Because this hook is handcrafted there will be variation in appearance, grain and color. No two Hooks will be the same! Pictures are examples of what you will receive.
It is a small tree, reaching 20-45' tall, with grey bark and spiny shoots. The leaves are deciduous in the dry season, alternate, 6–22 cm long, pinnate, with 6-9 alternately arranged leaflets. The flowers are white, produced in dense clusters. The fruit is a pod 3–7 cm long, containing one to two seeds.
The dense, lustrous wood ranges from reddish to pure black. It is generally cut into small billets or logs with its sharply demarcated bright yellow white sapwood left on to assist in the slow drying so as to prevent cracks developing.

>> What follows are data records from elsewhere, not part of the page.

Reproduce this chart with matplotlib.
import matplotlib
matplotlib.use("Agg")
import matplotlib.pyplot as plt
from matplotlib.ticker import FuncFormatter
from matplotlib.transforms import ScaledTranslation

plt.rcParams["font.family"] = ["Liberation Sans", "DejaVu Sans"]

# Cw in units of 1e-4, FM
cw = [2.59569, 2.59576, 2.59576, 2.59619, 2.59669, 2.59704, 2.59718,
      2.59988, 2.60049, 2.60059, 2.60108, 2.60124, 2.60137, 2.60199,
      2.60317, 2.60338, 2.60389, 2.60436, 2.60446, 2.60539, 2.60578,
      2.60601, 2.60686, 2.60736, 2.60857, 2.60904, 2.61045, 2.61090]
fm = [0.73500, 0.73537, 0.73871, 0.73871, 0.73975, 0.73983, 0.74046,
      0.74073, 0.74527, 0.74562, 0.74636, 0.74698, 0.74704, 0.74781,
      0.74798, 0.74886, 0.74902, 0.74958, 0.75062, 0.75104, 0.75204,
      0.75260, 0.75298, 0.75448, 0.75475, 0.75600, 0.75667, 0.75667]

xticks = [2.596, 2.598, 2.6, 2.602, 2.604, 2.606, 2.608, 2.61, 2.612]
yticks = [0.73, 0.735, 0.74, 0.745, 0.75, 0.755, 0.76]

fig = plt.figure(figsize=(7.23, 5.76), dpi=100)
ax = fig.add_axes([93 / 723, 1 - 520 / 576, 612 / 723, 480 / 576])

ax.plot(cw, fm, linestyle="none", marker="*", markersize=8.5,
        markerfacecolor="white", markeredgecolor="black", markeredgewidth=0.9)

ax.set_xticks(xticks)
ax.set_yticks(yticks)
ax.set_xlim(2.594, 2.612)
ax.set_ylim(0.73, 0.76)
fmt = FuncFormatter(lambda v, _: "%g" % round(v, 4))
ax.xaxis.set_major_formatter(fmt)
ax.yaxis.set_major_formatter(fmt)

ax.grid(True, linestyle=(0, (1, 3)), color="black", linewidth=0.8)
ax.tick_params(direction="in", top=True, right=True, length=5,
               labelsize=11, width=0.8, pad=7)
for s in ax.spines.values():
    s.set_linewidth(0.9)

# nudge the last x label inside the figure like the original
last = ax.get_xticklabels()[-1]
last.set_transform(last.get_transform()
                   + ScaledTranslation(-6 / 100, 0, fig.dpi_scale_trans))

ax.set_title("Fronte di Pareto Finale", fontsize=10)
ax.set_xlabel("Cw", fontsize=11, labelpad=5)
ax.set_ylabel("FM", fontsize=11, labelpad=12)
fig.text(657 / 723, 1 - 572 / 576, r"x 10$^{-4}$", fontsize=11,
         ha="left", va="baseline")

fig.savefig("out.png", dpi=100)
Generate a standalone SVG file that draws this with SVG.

Good quality "A" grade African Blackwood commands high prices on the commercial timber market. The tonal qualities of African Blackwood are particularly valued when used in woodwind instruments, principally clarinets, oboes, transverse flutes, piccolos, Highland pipes, and Northumbrian pipes. Furniture makers from the time of the Egyptians have valued this timber. A story states that it has even been used as ballast in trading ships and that some enterprising Northumbrian pipe makers used old discarded Blackwood ballast to great effect.
I find this wood to be one of the hardest to photograph. But on the the most beautiful to turn.